Gather, from the data below, each line in which the word "this" occurs.

◆ COLLECTED MATERIAL
━━━━━━
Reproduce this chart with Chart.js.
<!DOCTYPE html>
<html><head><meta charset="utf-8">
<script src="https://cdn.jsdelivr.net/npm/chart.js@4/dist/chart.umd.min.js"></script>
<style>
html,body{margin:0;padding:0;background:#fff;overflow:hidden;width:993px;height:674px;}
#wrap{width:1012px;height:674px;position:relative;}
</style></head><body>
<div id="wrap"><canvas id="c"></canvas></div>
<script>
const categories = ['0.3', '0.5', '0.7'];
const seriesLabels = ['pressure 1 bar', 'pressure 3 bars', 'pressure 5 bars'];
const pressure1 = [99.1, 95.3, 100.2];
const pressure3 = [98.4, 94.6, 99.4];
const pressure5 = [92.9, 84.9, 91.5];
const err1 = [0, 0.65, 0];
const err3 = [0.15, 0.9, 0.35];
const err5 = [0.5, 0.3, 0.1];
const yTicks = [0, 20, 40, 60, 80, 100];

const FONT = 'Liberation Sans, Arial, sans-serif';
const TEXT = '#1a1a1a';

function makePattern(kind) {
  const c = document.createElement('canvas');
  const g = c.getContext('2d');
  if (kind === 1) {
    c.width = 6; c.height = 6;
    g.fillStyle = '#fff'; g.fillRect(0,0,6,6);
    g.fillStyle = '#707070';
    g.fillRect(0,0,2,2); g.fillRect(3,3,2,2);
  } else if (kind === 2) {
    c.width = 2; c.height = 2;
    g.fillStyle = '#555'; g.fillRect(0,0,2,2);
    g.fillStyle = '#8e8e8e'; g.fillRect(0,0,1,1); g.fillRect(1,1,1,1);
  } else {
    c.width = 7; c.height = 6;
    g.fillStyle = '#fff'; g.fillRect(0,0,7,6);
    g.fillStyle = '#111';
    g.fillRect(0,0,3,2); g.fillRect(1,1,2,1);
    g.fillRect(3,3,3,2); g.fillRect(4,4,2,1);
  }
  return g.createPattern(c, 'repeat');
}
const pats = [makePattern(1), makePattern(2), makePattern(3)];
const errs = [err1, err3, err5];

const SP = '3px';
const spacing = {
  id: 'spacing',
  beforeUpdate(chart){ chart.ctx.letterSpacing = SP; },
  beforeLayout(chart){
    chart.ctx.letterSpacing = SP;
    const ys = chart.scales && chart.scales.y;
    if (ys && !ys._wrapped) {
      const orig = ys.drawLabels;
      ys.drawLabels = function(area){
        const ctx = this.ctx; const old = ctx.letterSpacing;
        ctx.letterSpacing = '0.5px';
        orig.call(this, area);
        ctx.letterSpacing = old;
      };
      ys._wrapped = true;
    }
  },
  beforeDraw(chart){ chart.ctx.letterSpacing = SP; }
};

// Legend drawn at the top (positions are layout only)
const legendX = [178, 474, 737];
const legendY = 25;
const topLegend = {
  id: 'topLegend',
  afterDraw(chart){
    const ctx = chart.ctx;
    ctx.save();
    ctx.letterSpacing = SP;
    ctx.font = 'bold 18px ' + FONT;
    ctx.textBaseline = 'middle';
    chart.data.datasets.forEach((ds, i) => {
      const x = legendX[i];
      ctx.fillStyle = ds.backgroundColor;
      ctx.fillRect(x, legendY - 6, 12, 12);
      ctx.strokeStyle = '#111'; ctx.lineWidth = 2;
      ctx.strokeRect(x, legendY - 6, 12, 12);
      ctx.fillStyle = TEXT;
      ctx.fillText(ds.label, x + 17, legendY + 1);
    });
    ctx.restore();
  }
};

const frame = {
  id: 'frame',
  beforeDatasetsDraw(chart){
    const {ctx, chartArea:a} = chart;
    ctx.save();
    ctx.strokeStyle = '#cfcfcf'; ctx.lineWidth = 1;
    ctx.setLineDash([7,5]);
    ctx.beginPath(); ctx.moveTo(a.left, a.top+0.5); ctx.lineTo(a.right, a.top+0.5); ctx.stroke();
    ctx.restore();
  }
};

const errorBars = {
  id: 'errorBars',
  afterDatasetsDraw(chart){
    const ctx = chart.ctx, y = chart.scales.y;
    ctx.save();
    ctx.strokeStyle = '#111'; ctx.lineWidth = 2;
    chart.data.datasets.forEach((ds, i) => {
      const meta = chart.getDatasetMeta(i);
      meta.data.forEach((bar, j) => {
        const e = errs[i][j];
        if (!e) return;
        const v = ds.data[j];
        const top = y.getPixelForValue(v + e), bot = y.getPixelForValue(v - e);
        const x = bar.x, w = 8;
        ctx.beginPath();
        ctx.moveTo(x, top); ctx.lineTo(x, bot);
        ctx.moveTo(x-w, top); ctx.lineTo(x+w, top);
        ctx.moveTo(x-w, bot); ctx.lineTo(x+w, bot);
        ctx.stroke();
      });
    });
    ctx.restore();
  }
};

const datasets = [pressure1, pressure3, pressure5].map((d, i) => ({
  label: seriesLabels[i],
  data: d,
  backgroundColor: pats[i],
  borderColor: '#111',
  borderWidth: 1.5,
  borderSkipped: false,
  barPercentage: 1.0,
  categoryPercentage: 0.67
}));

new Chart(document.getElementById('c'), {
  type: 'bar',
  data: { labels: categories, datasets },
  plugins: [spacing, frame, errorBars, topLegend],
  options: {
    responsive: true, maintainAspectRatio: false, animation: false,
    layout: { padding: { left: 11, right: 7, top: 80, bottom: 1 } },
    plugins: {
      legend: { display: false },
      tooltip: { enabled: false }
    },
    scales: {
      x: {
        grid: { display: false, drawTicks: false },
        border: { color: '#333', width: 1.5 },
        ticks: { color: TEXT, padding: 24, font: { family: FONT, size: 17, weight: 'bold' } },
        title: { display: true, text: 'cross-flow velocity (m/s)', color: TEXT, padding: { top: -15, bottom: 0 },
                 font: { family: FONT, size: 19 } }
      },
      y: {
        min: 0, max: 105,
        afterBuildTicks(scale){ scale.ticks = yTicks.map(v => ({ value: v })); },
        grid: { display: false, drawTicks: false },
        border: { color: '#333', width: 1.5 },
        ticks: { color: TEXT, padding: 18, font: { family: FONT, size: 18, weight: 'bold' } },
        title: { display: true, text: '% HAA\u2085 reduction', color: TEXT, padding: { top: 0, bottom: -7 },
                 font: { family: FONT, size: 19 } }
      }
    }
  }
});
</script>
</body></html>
━━━━━━
◆ WRITTEN SOLUTION
Reproduce this chart with Chart.js.
        const ctx = this.ctx; const old = ctx.letterSpacing;
        orig.call(this, area);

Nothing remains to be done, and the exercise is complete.